- Directed by: André Cayatte
- Written by: André Cayatte Gérard Oury dialogue: Jean Meckert Denis Perret
- Produced by: Henry Deutschmeister Alain Poiré Robert Sussfeld (executive producer)
- Starring: Michèle Morgan Bourvil Ivan Desny
- Cinematography: Christian Matras
- Edited by: Paul Cayatte
- Music by: Louiguy
- Production companies: CEI Incom Franco London Films Paris Union Films Société Nouvelle des Établissements Gaumont (SNEG)
- Distributed by: Société des Etablissements L. Gaumont
- Release date: 15 October 1958;
- Running time: 98 minutes
- Countries: France Italy
- Language: French

= Le Miroir à deux faces =

Le Miroir à deux faces is a 1958 French drama film directed by André Cayatte who co-wrote screenplay with Gérard Oury, Jean Meckert and Denis Perret. The film stars Michèle Morgan, Bourvil and Ivan Desny. It was called The Mirror Has Two Faces in English, but this is not the literal translation; the word is à ("with") not a ("has"), and so would be better translated as The Two-Sided Mirror.

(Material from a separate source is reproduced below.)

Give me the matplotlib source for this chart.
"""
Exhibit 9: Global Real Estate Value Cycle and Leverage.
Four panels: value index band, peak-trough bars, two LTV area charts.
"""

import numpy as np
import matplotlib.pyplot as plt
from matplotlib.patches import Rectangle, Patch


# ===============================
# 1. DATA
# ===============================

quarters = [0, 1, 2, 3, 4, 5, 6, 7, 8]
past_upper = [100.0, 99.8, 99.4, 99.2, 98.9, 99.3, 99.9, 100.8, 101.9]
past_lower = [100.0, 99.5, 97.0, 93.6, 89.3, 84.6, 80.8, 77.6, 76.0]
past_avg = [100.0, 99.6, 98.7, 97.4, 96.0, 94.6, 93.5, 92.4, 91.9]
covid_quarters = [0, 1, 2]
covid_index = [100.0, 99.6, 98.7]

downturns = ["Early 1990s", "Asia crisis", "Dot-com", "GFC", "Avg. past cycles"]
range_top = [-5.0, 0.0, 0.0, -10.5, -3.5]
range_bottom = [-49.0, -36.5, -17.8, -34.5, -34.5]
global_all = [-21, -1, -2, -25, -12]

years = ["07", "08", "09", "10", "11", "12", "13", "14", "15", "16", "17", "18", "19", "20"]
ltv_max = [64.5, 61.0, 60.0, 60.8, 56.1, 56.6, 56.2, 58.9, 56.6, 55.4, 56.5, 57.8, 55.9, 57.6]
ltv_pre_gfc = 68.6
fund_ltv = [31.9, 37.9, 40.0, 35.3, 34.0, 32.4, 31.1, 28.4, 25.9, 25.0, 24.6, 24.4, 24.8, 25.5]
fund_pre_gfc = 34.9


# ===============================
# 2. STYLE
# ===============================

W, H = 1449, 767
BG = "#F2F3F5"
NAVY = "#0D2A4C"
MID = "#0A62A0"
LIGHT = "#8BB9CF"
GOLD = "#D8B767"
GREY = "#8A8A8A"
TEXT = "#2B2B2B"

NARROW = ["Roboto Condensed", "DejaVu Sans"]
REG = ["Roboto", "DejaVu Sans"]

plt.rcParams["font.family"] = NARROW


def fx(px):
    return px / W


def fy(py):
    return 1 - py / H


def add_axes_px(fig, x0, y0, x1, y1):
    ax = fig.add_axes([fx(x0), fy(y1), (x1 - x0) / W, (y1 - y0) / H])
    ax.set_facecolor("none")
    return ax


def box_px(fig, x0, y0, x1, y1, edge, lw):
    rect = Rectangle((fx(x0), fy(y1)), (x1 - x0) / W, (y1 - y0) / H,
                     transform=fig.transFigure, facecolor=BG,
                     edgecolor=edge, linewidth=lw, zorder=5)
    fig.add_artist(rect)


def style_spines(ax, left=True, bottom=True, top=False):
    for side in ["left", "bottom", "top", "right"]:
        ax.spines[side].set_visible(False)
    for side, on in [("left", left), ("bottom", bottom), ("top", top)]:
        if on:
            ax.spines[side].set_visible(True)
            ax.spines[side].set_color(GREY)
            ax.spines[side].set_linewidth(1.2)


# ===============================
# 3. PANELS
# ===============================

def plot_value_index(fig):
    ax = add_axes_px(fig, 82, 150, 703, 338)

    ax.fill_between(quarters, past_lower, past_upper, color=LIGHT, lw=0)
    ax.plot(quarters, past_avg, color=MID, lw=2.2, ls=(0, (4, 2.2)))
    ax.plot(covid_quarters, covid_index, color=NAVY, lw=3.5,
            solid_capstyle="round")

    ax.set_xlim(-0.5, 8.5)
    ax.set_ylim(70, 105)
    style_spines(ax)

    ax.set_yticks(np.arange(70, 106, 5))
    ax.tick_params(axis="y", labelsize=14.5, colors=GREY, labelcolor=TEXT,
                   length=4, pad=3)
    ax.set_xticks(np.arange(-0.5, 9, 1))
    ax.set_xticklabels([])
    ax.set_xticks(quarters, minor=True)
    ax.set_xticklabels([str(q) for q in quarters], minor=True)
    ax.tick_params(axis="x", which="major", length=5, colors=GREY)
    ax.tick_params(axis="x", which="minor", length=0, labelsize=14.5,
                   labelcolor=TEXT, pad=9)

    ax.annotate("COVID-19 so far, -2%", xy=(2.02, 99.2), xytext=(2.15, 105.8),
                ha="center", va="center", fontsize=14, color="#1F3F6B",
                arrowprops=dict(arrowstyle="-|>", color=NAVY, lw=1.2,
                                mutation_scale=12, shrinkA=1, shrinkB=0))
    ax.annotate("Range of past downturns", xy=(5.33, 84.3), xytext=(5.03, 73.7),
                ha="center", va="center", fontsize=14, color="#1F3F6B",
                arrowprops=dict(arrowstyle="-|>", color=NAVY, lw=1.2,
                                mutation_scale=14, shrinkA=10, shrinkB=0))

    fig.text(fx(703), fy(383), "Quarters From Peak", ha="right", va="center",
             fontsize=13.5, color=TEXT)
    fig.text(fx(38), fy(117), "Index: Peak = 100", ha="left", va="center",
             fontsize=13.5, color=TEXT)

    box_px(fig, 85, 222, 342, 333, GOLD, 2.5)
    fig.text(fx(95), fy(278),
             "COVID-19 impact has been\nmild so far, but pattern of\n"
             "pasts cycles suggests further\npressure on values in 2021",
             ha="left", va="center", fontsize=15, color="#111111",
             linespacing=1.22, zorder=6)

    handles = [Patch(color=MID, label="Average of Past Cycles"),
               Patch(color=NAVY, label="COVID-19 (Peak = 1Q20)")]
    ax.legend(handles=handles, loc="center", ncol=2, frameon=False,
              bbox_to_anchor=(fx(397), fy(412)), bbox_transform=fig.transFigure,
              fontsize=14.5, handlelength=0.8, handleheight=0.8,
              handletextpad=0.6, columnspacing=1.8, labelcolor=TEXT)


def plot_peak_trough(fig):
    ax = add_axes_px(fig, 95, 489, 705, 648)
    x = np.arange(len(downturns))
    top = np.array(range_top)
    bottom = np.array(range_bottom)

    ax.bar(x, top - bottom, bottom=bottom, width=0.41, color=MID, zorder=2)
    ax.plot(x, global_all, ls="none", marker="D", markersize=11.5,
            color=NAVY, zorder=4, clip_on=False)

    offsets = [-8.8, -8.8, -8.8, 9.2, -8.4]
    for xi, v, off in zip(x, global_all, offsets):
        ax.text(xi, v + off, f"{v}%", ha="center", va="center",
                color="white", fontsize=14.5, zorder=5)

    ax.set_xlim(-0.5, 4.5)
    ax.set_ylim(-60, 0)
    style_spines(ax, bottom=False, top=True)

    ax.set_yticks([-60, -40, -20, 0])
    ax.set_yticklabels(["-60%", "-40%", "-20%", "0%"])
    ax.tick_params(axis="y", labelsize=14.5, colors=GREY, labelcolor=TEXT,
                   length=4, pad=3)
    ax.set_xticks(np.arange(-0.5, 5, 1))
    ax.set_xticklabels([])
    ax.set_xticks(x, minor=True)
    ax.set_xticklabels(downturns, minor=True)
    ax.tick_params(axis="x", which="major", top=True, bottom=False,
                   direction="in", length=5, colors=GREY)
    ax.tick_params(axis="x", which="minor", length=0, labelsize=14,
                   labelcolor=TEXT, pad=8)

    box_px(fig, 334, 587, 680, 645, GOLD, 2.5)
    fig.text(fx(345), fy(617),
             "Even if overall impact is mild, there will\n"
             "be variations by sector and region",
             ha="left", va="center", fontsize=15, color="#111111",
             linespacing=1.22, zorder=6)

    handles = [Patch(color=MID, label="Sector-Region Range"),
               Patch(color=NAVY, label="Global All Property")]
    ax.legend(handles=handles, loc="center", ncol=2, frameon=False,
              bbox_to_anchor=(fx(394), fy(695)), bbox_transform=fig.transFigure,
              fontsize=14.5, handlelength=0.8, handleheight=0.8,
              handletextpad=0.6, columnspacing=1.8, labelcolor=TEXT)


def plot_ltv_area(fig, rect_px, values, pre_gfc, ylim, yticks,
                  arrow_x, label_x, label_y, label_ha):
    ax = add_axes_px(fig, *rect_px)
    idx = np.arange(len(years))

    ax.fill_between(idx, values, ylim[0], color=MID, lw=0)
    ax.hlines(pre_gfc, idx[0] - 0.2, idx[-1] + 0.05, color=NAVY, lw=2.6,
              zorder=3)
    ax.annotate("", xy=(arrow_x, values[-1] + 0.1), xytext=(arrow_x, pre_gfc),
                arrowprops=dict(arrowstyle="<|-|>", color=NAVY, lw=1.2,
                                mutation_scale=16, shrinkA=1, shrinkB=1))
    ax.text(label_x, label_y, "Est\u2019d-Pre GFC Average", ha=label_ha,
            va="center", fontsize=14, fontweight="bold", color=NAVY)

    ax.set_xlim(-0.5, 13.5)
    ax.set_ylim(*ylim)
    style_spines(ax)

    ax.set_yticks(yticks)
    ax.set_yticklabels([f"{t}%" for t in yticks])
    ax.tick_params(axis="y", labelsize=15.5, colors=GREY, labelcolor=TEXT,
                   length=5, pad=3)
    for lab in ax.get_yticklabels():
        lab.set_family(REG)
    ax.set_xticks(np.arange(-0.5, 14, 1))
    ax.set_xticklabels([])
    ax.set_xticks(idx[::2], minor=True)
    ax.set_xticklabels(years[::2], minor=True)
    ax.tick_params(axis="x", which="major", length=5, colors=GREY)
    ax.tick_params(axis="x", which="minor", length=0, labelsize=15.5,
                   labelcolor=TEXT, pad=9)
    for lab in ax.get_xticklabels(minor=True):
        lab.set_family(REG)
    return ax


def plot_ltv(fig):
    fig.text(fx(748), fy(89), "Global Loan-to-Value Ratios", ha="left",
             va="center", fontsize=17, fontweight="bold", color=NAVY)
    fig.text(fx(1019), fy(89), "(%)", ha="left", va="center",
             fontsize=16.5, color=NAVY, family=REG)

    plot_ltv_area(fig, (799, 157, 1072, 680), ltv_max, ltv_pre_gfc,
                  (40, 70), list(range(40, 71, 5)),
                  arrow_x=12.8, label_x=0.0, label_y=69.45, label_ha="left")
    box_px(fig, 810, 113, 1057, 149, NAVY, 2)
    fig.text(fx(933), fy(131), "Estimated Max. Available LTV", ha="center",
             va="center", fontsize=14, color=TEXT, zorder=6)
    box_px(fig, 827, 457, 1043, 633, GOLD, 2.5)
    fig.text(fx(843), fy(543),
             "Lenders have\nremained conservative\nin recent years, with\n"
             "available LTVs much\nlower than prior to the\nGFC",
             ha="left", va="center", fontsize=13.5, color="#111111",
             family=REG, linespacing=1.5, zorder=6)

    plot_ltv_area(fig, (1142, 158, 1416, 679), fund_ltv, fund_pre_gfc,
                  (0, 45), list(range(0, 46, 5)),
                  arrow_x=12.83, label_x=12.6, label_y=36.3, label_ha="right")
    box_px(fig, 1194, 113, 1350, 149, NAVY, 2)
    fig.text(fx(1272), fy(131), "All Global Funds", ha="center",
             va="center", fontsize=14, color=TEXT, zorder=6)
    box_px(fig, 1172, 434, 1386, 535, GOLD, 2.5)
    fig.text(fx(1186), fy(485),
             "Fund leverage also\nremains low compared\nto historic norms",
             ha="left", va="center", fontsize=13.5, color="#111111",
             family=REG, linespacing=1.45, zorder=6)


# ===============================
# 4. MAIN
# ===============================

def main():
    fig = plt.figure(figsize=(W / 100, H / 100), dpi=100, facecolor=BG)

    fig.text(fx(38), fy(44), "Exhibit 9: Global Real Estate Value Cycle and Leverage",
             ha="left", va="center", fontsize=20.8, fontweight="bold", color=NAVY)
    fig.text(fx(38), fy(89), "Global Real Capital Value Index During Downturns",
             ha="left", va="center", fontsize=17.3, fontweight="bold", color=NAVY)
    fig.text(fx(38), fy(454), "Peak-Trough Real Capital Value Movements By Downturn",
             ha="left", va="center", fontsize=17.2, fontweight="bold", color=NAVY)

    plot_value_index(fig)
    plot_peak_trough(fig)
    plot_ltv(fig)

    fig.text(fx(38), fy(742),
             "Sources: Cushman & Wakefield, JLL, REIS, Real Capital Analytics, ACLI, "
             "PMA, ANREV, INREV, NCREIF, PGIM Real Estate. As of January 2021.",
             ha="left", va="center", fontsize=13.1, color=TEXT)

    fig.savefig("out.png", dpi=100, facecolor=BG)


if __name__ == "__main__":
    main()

The film was loosely remade in the U.S. as The Mirror Has Two Faces (1996) adapted by Richard LaGravenese, and starring Barbra Streisand and Jeff Bridges.

==Synopsis==
Pierre Tardivet, a professor, marries Marie-José Vauzange, a sensitive and intelligent girl who is physically unattractive. Tardivet soon begins to treat Marie-José cruelly, making her life very unpleasant and joyless. Two children are born from the marriage. Tardivet is injured in a car accident and is tended to by Dr. Bosc, a famous plastic surgeon. Bosc operates on Marie-José as well and transforms her into a beautiful woman. Tardivet then begins to treat her even more cruelly. He becomes embittered and hateful towards Marie-José because her changed appearance makes him think she is no longer his. Marie-José and her sister's husband, Gérard Durieu, want to elope and restart their lives, but they are stopped when Tardivet kills Dr. Bosc. This dramatic act recalls Marie-José to her duties as a wife and mother, and she renounces her happiness to tend to her husband and children.

==Cast==
- Michèle Morgan - Marie-José
- Bourvil - Tardivet
- Ivan Desny - Gérard
- Elizabeth Manet - Véronique
- Gérard Oury - Dr. Bosc
- Sandra Milo - Ariane
- Georgette Anys - Mme. Benoit
- Julien Carette - M. Benoit
- Georges Chamarat - M. Vauzanges
- Jane Marken - Mme. Vauzanges
- Sylvie - Mme. Tardivet

==Critical reception==
Time Out wrote: "Interesting to re-view this in the light of the Streisand 'remake', though any resemblance are so superficial as to appear coincidental," and added that "Cayatte shows his customary relish for the unpleasant: the nightmare honeymoon in Venice is richly detailed and Sylvie sketches in the quietly venomous mother-in-law with her usual economy. If Streisand's film was quintessential '90s Hollywood feel good, this is equally characteristic '50s French astringency." TV Guide commented: "The filmmakers do a fine job of delving into the problems people face when a fairy tale-like transformation takes place, though the film suffers from an over-analysis of the situation. Also, Morgan is too glamorous to pull off the type of physical transformation that occurs."